● **WRITTEN TASK**:
Give back a single number, the count of lines containing the word "with".

==== DATASET EXTRACT

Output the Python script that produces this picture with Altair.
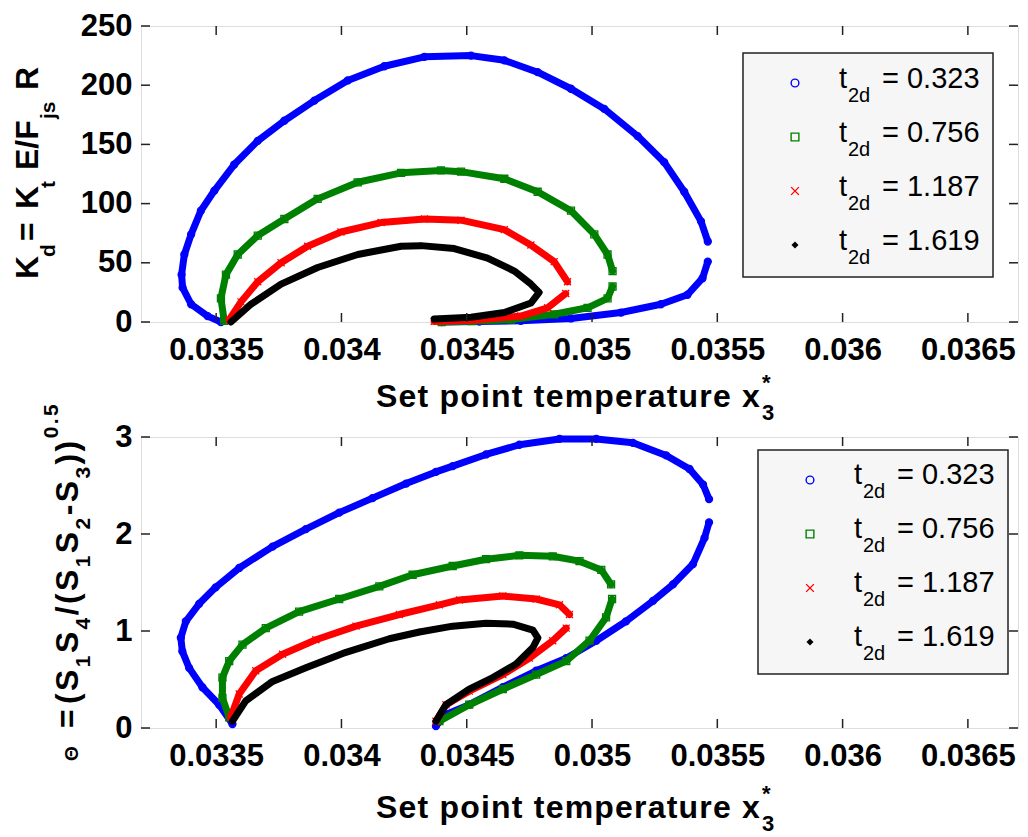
import altair as alt
import pandas as pd

FONT = "Liberation Sans"

# ---------------- axes / categories ----------------
x_domain = [0.0332, 0.0367]
x_ticks = [0.0335, 0.034, 0.0345, 0.035, 0.0355, 0.036, 0.0365]
top_y_domain = [0, 250]
top_y_ticks = [0, 50, 100, 150, 200, 250]
bot_y_domain = [0, 3]
bot_y_ticks = [0, 1, 2, 3]

t2d_values = ["0.323", "0.756", "1.187", "1.619"]
series_names = ["t2d = " + v for v in t2d_values]
series_colors = ["#0000ff", "#008000", "#ff0000", "#000000"]
series_shapes = ["circle", "square", "M-1,-1L1,1M-1,1L1,-1", "diamond"]

# ---------------- top panel: K_d ----------------
top_blue_a_x = [0.033519, 0.033466, 0.033400, 0.033366, 0.033362, 0.033373, 0.033400, 0.033439,
                0.033493, 0.033572, 0.033666, 0.033772, 0.033892, 0.034025, 0.034171, 0.034331,
                0.034517, 0.034650, 0.034783, 0.034916, 0.035049, 0.035182, 0.035288, 0.035368,
                0.035435, 0.035462]
top_blue_a_y = [0, 5, 15, 29, 40, 57, 74, 94, 111, 133, 153, 170, 187, 204, 216, 224,
                225, 221, 211, 197, 180, 157, 135, 110, 85, 68]
top_blue_b_x = [0.035462, 0.035441, 0.035381, 0.035275, 0.035116, 0.034916, 0.034716, 0.034550, 0.034400]
top_blue_b_y = [51, 37, 23, 15, 8, 3, 1, 0.4, 0]

top_green_a_x = [0.033532, 0.033519, 0.033539, 0.033586, 0.033666, 0.033772, 0.033905, 0.034065,
                 0.034238, 0.034397, 0.034477, 0.034650, 0.034783, 0.034916, 0.035009, 0.035062, 0.035082]
top_green_a_y = [1, 20, 40, 57, 73, 87, 104, 118, 126, 128, 127, 121, 110, 94, 74, 57, 43]
top_green_b_x = [0.035082, 0.035062, 0.034982, 0.034849, 0.034677, 0.034520, 0.034400]
top_green_b_y = [30, 20, 12, 6.5, 2, 0.7, 0]

top_red_a_x = [0.033552, 0.033599, 0.033666, 0.033759, 0.033865, 0.033998, 0.034158, 0.034331,
               0.034477, 0.034650, 0.034756, 0.034849, 0.034902]
top_red_a_y = [2, 17, 34, 50, 64, 76, 84, 87, 86, 78, 65, 51, 34]
top_red_b_x = [0.034895, 0.034823, 0.034716, 0.034517, 0.034370]
top_red_b_y = [24, 12, 5, 1.5, 0.5]

top_black_x = [0.033559, 0.033639, 0.033759, 0.033905, 0.034065, 0.034238, 0.034317, 0.034450,
               0.034583, 0.034690, 0.034756, 0.034789, 0.034756, 0.034650, 0.034517, 0.034370]
top_black_y = [0, 15, 32, 46, 57, 64, 64.5, 62, 54, 43, 32, 25, 16, 8, 4, 2.5]

# ---------------- bottom panel: Theta ----------------
bot_blue_a_x = [0.033565, 0.033512, 0.033445, 0.033392, 0.033365, 0.033359, 0.033379, 0.033432,
                0.033498, 0.033592, 0.033725, 0.033858, 0.033991, 0.034124, 0.034258, 0.034377,
                0.034444, 0.034577, 0.034710, 0.034870, 0.035017, 0.035163, 0.035296, 0.035389,
                0.035443, 0.035467]
bot_blue_a_y = [0.04, 0.24, 0.42, 0.62, 0.79, 0.93, 1.10, 1.28, 1.45, 1.65, 1.87, 2.05, 2.22,
                2.37, 2.52, 2.64, 2.70, 2.82, 2.92, 2.98, 2.98, 2.94, 2.81, 2.67, 2.51, 2.36]
bot_blue_b_x = [0.035467, 0.035449, 0.035403, 0.035323, 0.035243, 0.035136, 0.035017, 0.034897,
                0.034777, 0.034644, 0.034510, 0.034417, 0.034377]
bot_blue_b_y = [2.12, 1.96, 1.69, 1.48, 1.31, 1.10, 0.90, 0.72, 0.59, 0.42, 0.24, 0.14, 0.02]

bot_green_a_x = [0.033552, 0.033525, 0.033525, 0.033552, 0.033605, 0.033698, 0.033831, 0.033991,
                 0.034151, 0.034284, 0.034444, 0.034577, 0.034710, 0.034843, 0.034950, 0.035037, 0.035076]
bot_green_a_y = [0.11, 0.31, 0.52, 0.69, 0.86, 1.03, 1.20, 1.33, 1.46, 1.58, 1.67, 1.74, 1.78,
                 1.77, 1.72, 1.63, 1.48]
bot_green_b_x = [0.035080, 0.035056, 0.034990, 0.034897, 0.034777, 0.034644, 0.034510, 0.034391]
bot_green_b_y = [1.33, 1.14, 0.90, 0.69, 0.55, 0.40, 0.24, 0.07]

bot_red_a_x = [0.033558, 0.033592, 0.033658, 0.033765, 0.033898, 0.034058, 0.034231, 0.034391,
               0.034471, 0.034644, 0.034777, 0.034870, 0.034910]
bot_red_a_y = [0.11, 0.35, 0.59, 0.76, 0.91, 1.05, 1.17, 1.27, 1.32, 1.36, 1.33, 1.27, 1.17]
bot_red_b_x = [0.034897, 0.034843, 0.034750, 0.034644, 0.034510, 0.034417, 0.034377]
bot_red_b_y = [1.03, 0.90, 0.72, 0.55, 0.38, 0.24, 0.07]

bot_black_x = [0.033565, 0.033618, 0.033725, 0.033858, 0.034018, 0.034191, 0.034311, 0.034444,
               0.034577, 0.034684, 0.034764, 0.034784, 0.034764, 0.034697, 0.034604, 0.034510,
               0.034417, 0.034377]
bot_black_y = [0.07, 0.28, 0.48, 0.62, 0.78, 0.92, 0.99, 1.05, 1.08, 1.07, 1.01, 0.93, 0.83,
               0.66, 0.52, 0.40, 0.24, 0.07]

top_curves = [
    [(top_blue_a_x, top_blue_a_y), (top_blue_b_x, top_blue_b_y)],
    [(top_green_a_x, top_green_a_y), (top_green_b_x, top_green_b_y)],
    [(top_red_a_x, top_red_a_y), (top_red_b_x, top_red_b_y)],
    [(top_black_x, top_black_y)],
]
bot_curves = [
    [(bot_blue_a_x, bot_blue_a_y), (bot_blue_b_x, bot_blue_b_y)],
    [(bot_green_a_x, bot_green_a_y), (bot_green_b_x, bot_green_b_y)],
    [(bot_red_a_x, bot_red_a_y), (bot_red_b_x, bot_red_b_y)],
    [(bot_black_x, bot_black_y)],
]

# Arial/Liberation Sans Bold advance widths (per 1000 em)
BOLD_W = {" ": 278, "(": 333, ")": 333, "*": 389, "-": 333, ".": 278, "/": 278, "=": 584,
          "E": 667, "F": 611, "K": 722, "R": 722, "S": 667, "Θ": 778, "a": 556, "d": 611,
          "e": 556, "i": 278, "j": 278, "m": 889, "n": 611, "o": 611, "p": 611, "r": 389,
          "s": 556, "t": 333, "u": 611, "x": 556}


def run_chars(text, start, size, ls, base, perp, vertical):
    rows, pos = [], start
    for ch in text:
        if ch != " ":
            if vertical:
                rows.append({"c": ch, "px": base + perp, "py": pos, "s": size})
            else:
                rows.append({"c": ch, "px": pos, "py": base + perp, "s": size})
        adv = BOLD_W.get(ch, 556) * size / 1000 + ls
        pos = pos - adv if vertical else pos + adv
    return rows, pos


def run_seq(seq, start, ls, base, vertical):
    rows, pos = [], start
    for text, size, perp in seq:
        r, pos = run_chars(text, pos, size, ls, base, perp, vertical)
        rows += r
    return rows


def curve_frame(curves):
    rows = []
    for s, segs in enumerate(curves):
        for k, (xs, ys) in enumerate(segs):
            for xv, yv in zip(xs, ys):
                rows.append({"series": series_names[s], "sid": s, "seg": f"{s}-{k}",
                             "i": len(rows), "x": xv, "y": yv})
    return pd.DataFrame(rows)


def xtitle_rows(base_y):
    r1, pos = run_chars("Set point temperature x", 235, 32, 1.2, base_y, 0, False)
    r2, _ = run_chars("3", pos + 1, 22, 0, base_y, 13, False)
    r3, _ = run_chars("*", pos + 1, 22, 0, base_y, -17, False)
    return r1 + r2 + r3


def panel(curves, y_domain, y_ticks, W, H, box, mk, txt, title_v_rows):
    df = curve_frame(curves)
    xs = alt.Scale(domain=x_domain, nice=False, zero=False)
    ys = alt.Scale(domain=y_domain, nice=False, zero=False)
    common = dict(title=None, grid=False, domain=False, ticks=False, tickSize=0,
                  labelFont=FONT, labelFontSize=31, labelFontWeight="bold",
                  labelColor="black", labelOverlap=False, labelFlush=False)
    xax = alt.Axis(values=x_ticks, format="~g", labelPadding=13, **common)
    yax = alt.Axis(values=y_ticks, labelPadding=9, **common)

    def X(f):
        return alt.X(f, scale=xs, axis=xax)

    def Y(f):
        return alt.Y(f, scale=ys, axis=yax)

    color = alt.Color("series:N", scale=alt.Scale(domain=series_names, range=series_colors), legend=None)
    shape = alt.Shape("series:N", scale=alt.Scale(domain=series_names, range=series_shapes), legend=None)

    layers = []
    base = alt.Chart(df)
    for s in range(4):
        f = base.transform_filter(f"datum.sid == {s}")
        layers.append(f.mark_line(strokeWidth=7, strokeJoin="round", strokeCap="round").encode(
            x=X("x:Q"), y=Y("y:Q"), color=color, detail="seg:N", order="i:Q"))
        if s < 3:
            layers.append(f.mark_point(filled=False, size=49, strokeWidth=1.3, opacity=1).encode(
                x=X("x:Q"), y=Y("y:Q"), color=color, shape=shape))
        else:
            layers.append(f.mark_point(filled=True, shape="diamond", size=45, color="black", opacity=1).encode(
                x=X("x:Q"), y=Y("y:Q")))

    # inward ticks on all four sides
    tx = alt.Chart(pd.DataFrame({"v": x_ticks}))
    ty = alt.Chart(pd.DataFrame({"v": y_ticks}))
    tick = dict(color="#222", strokeWidth=1.5)
    layers.append(tx.mark_rule(**tick).encode(x=X("v:Q"), y=alt.value(0), y2=alt.value(9)))
    layers.append(tx.mark_rule(**tick).encode(x=X("v:Q"), y=alt.value(H - 9), y2=alt.value(H)))
    layers.append(ty.mark_rule(**tick).encode(y=Y("v:Q"), x=alt.value(0), x2=alt.value(9)))
    layers.append(ty.mark_rule(**tick).encode(y=Y("v:Q"), x=alt.value(W - 9), x2=alt.value(W)))

    # legend box
    layers.append(alt.Chart(pd.DataFrame({"a": [0]})).mark_rect(
        fill="#f6f6f6", stroke="#222", strokeWidth=1.5).encode(
        x=alt.value(box[0]), x2=alt.value(box[1]), y=alt.value(box[2]), y2=alt.value(box[3])))
    leg = pd.DataFrame({"series": series_names, "sid": [0, 1, 2, 3],
                        "px": [mk[0]] * 4, "py": [mk[1] + 54 * k for k in range(4)]})
    lc = alt.Chart(leg)
    layers.append(lc.transform_filter("datum.sid < 3").mark_point(
        filled=False, size=60, strokeWidth=1.4, opacity=1).encode(
        x=alt.X("px:Q", scale=None), y=alt.Y("py:Q", scale=None), color=color, shape=shape))
    layers.append(lc.transform_filter("datum.sid == 3").mark_point(
        filled=True, shape="diamond", size=50, color="black", opacity=1).encode(
        x=alt.X("px:Q", scale=None), y=alt.Y("py:Q", scale=None)))
    ltxt = []
    for k, v in enumerate(t2d_values):
        yb = txt[1] + 54 * k
        ltxt.append({"c": "t", "px": txt[0], "py": yb, "s": 29})
        ltxt.append({"c": "2d", "px": txt[0] + 9, "py": yb + 14, "s": 20})
        ltxt.append({"c": "= " + v, "px": txt[0] + 43, "py": yb, "s": 29})
    layers.append(alt.Chart(pd.DataFrame(ltxt)).mark_text(
        align="left", baseline="alphabetic", font=FONT, color="black").encode(
        x=alt.X("px:Q", scale=None), y=alt.Y("py:Q", scale=None), text="c:N",
        size=alt.Size("s:Q", scale=None)))

    # axis titles (with sub/superscripts)
    layers.append(alt.Chart(pd.DataFrame(xtitle_rows(381))).mark_text(
        align="left", baseline="alphabetic", font=FONT, fontWeight="bold", color="black").encode(
        x=alt.X("px:Q", scale=None), y=alt.Y("py:Q", scale=None), text="c:N",
        size=alt.Size("s:Q", scale=None)))
    layers.append(alt.Chart(pd.DataFrame(title_v_rows)).mark_text(
        angle=270, align="left", baseline="alphabetic", font=FONT, fontWeight="bold", color="black").encode(
        x=alt.X("px:Q", scale=None), y=alt.Y("py:Q", scale=None), text="c:N",
        size=alt.Size("s:Q", scale=None)))

    return alt.layer(*layers).properties(width=W, height=H)


# y-title rows
top_vt = []
for text, start, size, perp, ls in [("K", 253, 32, 0, 0), ("d", 231, 21, 17, 0), ("=", 215, 32, 0, 0),
                                    ("K", 183, 32, 0, 0), ("t", 162, 21, 17, 0), ("E/F", 144, 32, 0, 0),
                                    ("js", 93, 21, 17, 0), ("R", 64, 32, 0, 0)]:
    r, _ = run_chars(text, start, size, ls, -103, perp, True)
    top_vt += r

bot_vt = []
r, _ = run_chars("Θ", 324, 19, 0, -63, 0, True)
bot_vt += r
r, _ = run_chars("=", 291, 32, 0, -63, 0, True)
bot_vt += r
bot_vt += run_seq([("(", 32, 0), ("S", 32, 0), ("1", 21, 12), ("S", 32, 0), ("4", 21, 12),
                   ("/(", 32, 0), ("S", 32, 0), ("1", 21, 12), ("S", 32, 0), ("2", 21, 12),
                   ("-S", 32, 0), ("3", 21, 12), ("))", 32, 0), ("0.5", 21, -20)],
                  267, 2.4, -63, True)

top = panel(top_curves, top_y_domain, top_y_ticks, 877, 296,
            box=(602, 852, 27, 251), mk=(654, 57), txt=(698, 62), title_v_rows=top_vt)
bot = panel(bot_curves, bot_y_domain, bot_y_ticks, 877, 291,
            box=(617, 867, 13, 237), mk=(669, 43), txt=(713, 47), title_v_rows=bot_vt)

chart = alt.vconcat(top, bot, spacing=115, bounds="flush").properties(
    padding={"left": 11, "top": 9, "right": 2, "bottom": 2}
).configure_view(stroke="#222", strokeWidth=1.5).configure(background="white")

chart.save("out.html", embed_options={"renderer": "svg", "actions": False})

========

● **ANSWER TO THIS TASK**:
2